There were other trout caught in that pool, but nothing grand.  So we moved on to some prime water upstream.  We waded into a long slow run and Luca again exclaimed that normally fish were rising all over here, but today very few.  There were two good fish feeding along some brush at the far edge of the run, and the guide slowed me down to wade more quietly and carefully in the slick run.  Here Luca tied on an 8x tippet- not exactly a fortress of strength- and a super-fineness that I had never before attempted.  With some remarkably accurate casting, after several tries, I managed to drop the dry fly above each of the rising fish, who were stationed well within boundaries of overhanging brush.  After changing flies several times- both larger and smaller- I did manage to get both to rise, and missed both of them.
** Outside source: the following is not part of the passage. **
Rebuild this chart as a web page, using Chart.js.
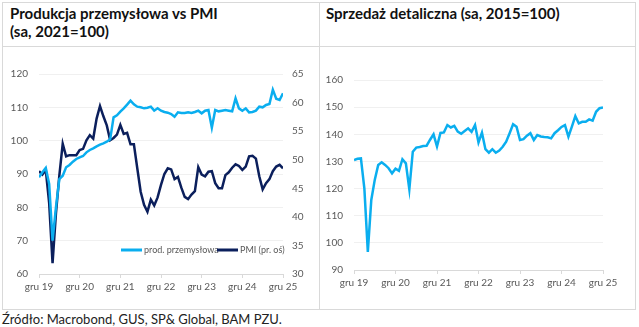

Luca shrugged and said I probably would have broken them both off anyway.  So it goes.

But I had no complaints whatsoever. I had even had a shot at Pisa the Grand.  There was plenty enough action, even on what Luca called a bad day, perhaps due to the fact that cold water had apparently been released from the dam into the river, dropping the temps.  And there was a good pasta dinner waiting at the inn’s restaurant, with my pretty wife.  I would call it a quality day with a fine guide on a very high quality water in the unlikely and outlandish thought of trout fishing in Italy.